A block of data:
* * *
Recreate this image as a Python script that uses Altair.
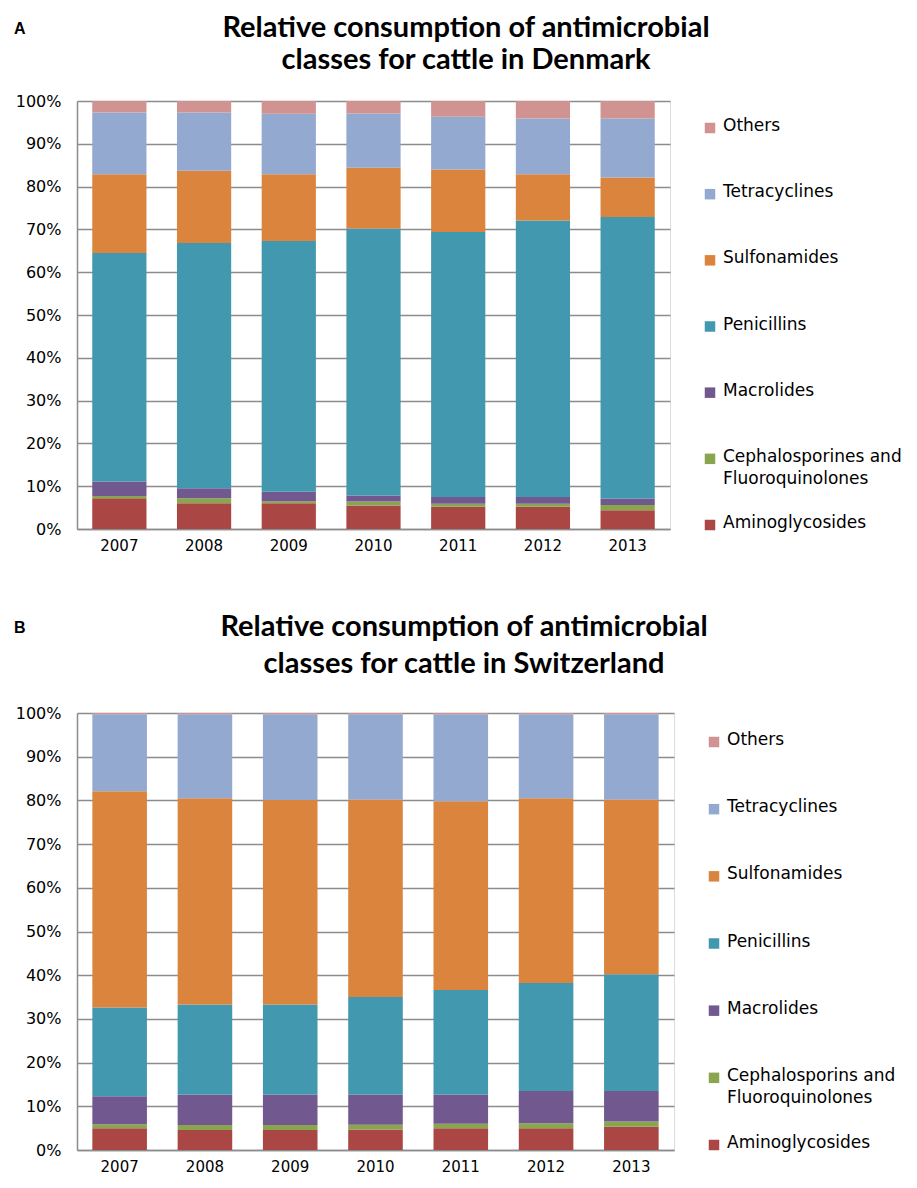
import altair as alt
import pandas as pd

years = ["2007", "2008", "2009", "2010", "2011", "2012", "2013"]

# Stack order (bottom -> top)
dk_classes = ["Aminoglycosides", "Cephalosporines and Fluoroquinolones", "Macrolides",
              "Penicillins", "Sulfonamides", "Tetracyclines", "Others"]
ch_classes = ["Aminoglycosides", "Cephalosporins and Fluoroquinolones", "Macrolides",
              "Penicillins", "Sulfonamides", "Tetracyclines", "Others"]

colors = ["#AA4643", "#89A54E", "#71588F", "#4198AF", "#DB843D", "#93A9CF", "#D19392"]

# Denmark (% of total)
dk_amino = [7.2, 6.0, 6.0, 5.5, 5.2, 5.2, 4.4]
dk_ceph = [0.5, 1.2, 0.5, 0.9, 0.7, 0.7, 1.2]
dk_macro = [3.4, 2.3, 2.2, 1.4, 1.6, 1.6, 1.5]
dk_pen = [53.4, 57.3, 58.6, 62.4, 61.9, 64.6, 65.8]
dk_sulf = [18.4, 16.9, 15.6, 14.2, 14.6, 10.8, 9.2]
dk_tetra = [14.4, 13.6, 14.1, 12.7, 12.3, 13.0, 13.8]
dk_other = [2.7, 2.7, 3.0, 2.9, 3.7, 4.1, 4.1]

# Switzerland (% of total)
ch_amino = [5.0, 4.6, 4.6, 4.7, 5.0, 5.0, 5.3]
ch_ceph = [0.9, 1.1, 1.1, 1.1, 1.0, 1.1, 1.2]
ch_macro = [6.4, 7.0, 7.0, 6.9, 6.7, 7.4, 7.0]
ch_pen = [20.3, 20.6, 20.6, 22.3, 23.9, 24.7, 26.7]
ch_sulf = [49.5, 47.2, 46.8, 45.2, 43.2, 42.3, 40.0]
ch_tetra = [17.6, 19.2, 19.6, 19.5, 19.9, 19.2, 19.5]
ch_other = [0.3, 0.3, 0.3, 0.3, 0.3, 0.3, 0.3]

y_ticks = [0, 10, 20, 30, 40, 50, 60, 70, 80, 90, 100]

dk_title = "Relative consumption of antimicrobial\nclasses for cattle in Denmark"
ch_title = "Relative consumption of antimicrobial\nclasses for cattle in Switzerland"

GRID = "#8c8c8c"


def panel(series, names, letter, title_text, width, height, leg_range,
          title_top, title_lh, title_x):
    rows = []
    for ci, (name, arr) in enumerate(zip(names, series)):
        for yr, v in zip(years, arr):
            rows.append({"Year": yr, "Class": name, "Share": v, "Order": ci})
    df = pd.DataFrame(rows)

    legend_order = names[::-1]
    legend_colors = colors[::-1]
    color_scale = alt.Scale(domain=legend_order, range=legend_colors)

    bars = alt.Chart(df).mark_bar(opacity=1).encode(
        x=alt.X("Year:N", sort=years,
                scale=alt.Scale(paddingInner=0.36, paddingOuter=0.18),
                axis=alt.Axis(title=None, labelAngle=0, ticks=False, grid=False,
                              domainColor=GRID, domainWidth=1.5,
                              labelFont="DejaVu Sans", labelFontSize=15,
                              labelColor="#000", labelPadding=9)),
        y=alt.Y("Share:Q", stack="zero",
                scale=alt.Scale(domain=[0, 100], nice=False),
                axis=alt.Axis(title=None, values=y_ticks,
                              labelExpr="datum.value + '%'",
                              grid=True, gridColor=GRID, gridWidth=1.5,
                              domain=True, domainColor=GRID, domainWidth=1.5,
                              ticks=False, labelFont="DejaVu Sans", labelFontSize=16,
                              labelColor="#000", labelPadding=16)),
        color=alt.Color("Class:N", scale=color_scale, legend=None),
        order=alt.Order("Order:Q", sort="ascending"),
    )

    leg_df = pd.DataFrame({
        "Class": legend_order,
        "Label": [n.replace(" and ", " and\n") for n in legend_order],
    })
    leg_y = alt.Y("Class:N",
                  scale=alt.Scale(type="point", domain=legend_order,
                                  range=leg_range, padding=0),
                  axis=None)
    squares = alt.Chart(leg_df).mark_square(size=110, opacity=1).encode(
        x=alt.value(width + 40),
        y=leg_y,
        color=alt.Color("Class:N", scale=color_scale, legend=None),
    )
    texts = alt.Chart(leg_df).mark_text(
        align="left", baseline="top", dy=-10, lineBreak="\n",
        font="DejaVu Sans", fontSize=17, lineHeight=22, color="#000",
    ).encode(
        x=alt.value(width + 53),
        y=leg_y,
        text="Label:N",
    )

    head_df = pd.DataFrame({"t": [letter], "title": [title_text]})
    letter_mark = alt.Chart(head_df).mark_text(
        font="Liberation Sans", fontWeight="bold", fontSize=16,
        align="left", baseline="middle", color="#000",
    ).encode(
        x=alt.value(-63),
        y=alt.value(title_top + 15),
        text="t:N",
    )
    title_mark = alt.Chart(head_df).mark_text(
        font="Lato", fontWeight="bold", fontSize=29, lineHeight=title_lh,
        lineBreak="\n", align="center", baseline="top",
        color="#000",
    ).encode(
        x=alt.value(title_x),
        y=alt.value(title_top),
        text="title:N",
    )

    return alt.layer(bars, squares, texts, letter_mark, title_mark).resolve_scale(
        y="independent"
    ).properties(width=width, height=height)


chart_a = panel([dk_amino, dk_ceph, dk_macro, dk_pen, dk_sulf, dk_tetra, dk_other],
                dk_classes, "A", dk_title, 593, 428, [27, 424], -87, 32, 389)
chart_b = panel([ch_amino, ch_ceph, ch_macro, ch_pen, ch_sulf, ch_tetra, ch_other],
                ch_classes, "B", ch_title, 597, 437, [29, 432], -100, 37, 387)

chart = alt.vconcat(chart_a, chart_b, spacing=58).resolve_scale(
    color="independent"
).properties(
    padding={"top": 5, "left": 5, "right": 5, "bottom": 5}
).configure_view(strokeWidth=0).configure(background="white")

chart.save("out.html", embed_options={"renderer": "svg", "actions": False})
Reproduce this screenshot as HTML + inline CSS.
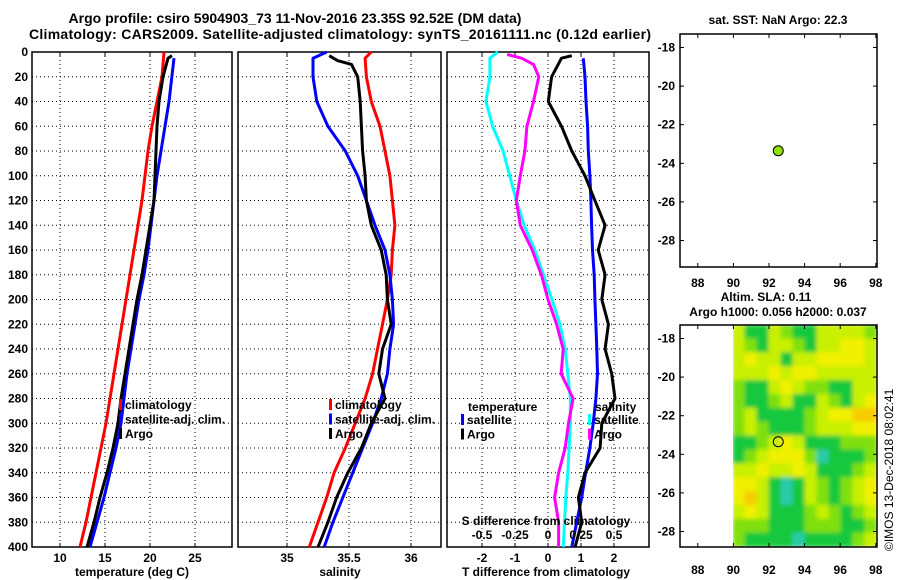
* * *
Exercise: Ignore the images and quote every line of the listing exactly.

Full answer:
Recreate this image as a Python script that uses Altair.
import altair as alt
import pandas as pd

years = ["2007", "2008", "2009", "2010", "2011", "2012", "2013"]

# Stack order (bottom -> top)
dk_classes = ["Aminoglycosides", "Cephalosporines and Fluoroquinolones", "Macrolides",
              "Penicillins", "Sulfonamides", "Tetracyclines", "Others"]
ch_classes = ["Aminoglycosides", "Cephalosporins and Fluoroquinolones", "Macrolides",
              "Penicillins", "Sulfonamides", "Tetracyclines", "Others"]

colors = ["#AA4643", "#89A54E", "#71588F", "#4198AF", "#DB843D", "#93A9CF", "#D19392"]

# Denmark (% of total)
dk_amino = [7.2, 6.0, 6.0, 5.5, 5.2, 5.2, 4.4]
dk_ceph = [0.5, 1.2, 0.5, 0.9, 0.7, 0.7, 1.2]
dk_macro = [3.4, 2.3, 2.2, 1.4, 1.6, 1.6, 1.5]
dk_pen = [53.4, 57.3, 58.6, 62.4, 61.9, 64.6, 65.8]
dk_sulf = [18.4, 16.9, 15.6, 14.2, 14.6, 10.8, 9.2]
dk_tetra = [14.4, 13.6, 14.1, 12.7, 12.3, 13.0, 13.8]
dk_other = [2.7, 2.7, 3.0, 2.9, 3.7, 4.1, 4.1]

# Switzerland (% of total)
ch_amino = [5.0, 4.6, 4.6, 4.7, 5.0, 5.0, 5.3]
ch_ceph = [0.9, 1.1, 1.1, 1.1, 1.0, 1.1, 1.2]
ch_macro = [6.4, 7.0, 7.0, 6.9, 6.7, 7.4, 7.0]
ch_pen = [20.3, 20.6, 20.6, 22.3, 23.9, 24.7, 26.7]
ch_sulf = [49.5, 47.2, 46.8, 45.2, 43.2, 42.3, 40.0]
ch_tetra = [17.6, 19.2, 19.6, 19.5, 19.9, 19.2, 19.5]
ch_other = [0.3, 0.3, 0.3, 0.3, 0.3, 0.3, 0.3]

y_ticks = [0, 10, 20, 30, 40, 50, 60, 70, 80, 90, 100]

dk_title = "Relative consumption of antimicrobial\nclasses for cattle in Denmark"
ch_title = "Relative consumption of antimicrobial\nclasses for cattle in Switzerland"

GRID = "#8c8c8c"


def panel(series, names, letter, title_text, width, height, leg_range,
          title_top, title_lh, title_x):
    rows = []
    for ci, (name, arr) in enumerate(zip(names, series)):
        for yr, v in zip(years, arr):
            rows.append({"Year": yr, "Class": name, "Share": v, "Order": ci})
    df = pd.DataFrame(rows)

    legend_order = names[::-1]
    legend_colors = colors[::-1]
    color_scale = alt.Scale(domain=legend_order, range=legend_colors)

    bars = alt.Chart(df).mark_bar(opacity=1).encode(
        x=alt.X("Year:N", sort=years,
                scale=alt.Scale(paddingInner=0.36, paddingOuter=0.18),
                axis=alt.Axis(title=None, labelAngle=0, ticks=False, grid=False,
                              domainColor=GRID, domainWidth=1.5,
                              labelFont="DejaVu Sans", labelFontSize=15,
                              labelColor="#000", labelPadding=9)),
        y=alt.Y("Share:Q", stack="zero",
                scale=alt.Scale(domain=[0, 100], nice=False),
                axis=alt.Axis(title=None, values=y_ticks,
                              labelExpr="datum.value + '%'",
                              grid=True, gridColor=GRID, gridWidth=1.5,
                              domain=True, domainColor=GRID, domainWidth=1.5,
                              ticks=False, labelFont="DejaVu Sans", labelFontSize=16,
                              labelColor="#000", labelPadding=16)),
        color=alt.Color("Class:N", scale=color_scale, legend=None),
        order=alt.Order("Order:Q", sort="ascending"),
    )

    leg_df = pd.DataFrame({
        "Class": legend_order,
        "Label": [n.replace(" and ", " and\n") for n in legend_order],
    })
    leg_y = alt.Y("Class:N",
                  scale=alt.Scale(type="point", domain=legend_order,
                                  range=leg_range, padding=0),
                  axis=None)
    squares = alt.Chart(leg_df).mark_square(size=110, opacity=1).encode(
        x=alt.value(width + 40),
        y=leg_y,
        color=alt.Color("Class:N", scale=color_scale, legend=None),
    )
    texts = alt.Chart(leg_df).mark_text(
        align="left", baseline="top", dy=-10, lineBreak="\n",
        font="DejaVu Sans", fontSize=17, lineHeight=22, color="#000",
    ).encode(
        x=alt.value(width + 53),
        y=leg_y,
        text="Label:N",
    )

    head_df = pd.DataFrame({"t": [letter], "title": [title_text]})
    letter_mark = alt.Chart(head_df).mark_text(
        font="Liberation Sans", fontWeight="bold", fontSize=16,
        align="left", baseline="middle", color="#000",
    ).encode(
        x=alt.value(-63),
        y=alt.value(title_top + 15),
        text="t:N",
    )
    title_mark = alt.Chart(head_df).mark_text(
        font="Lato", fontWeight="bold", fontSize=29, lineHeight=title_lh,
        lineBreak="\n", align="center", baseline="top",
        color="#000",
    ).encode(
        x=alt.value(title_x),
        y=alt.value(title_top),
        text="title:N",
    )

    return alt.layer(bars, squares, texts, letter_mark, title_mark).resolve_scale(
        y="independent"
    ).properties(width=width, height=height)


chart_a = panel([dk_amino, dk_ceph, dk_macro, dk_pen, dk_sulf, dk_tetra, dk_other],
                dk_classes, "A", dk_title, 593, 428, [27, 424], -87, 32, 389)
chart_b = panel([ch_amino, ch_ceph, ch_macro, ch_pen, ch_sulf, ch_tetra, ch_other],
                ch_classes, "B", ch_title, 597, 437, [29, 432], -100, 37, 387)

chart = alt.vconcat(chart_a, chart_b, spacing=58).resolve_scale(
    color="independent"
).properties(
    padding={"top": 5, "left": 5, "right": 5, "bottom": 5}
).configure_view(strokeWidth=0).configure(background="white")

chart.save("out.html", embed_options={"renderer": "svg", "actions": False})
Reproduce this screenshot as HTML + inline CSS.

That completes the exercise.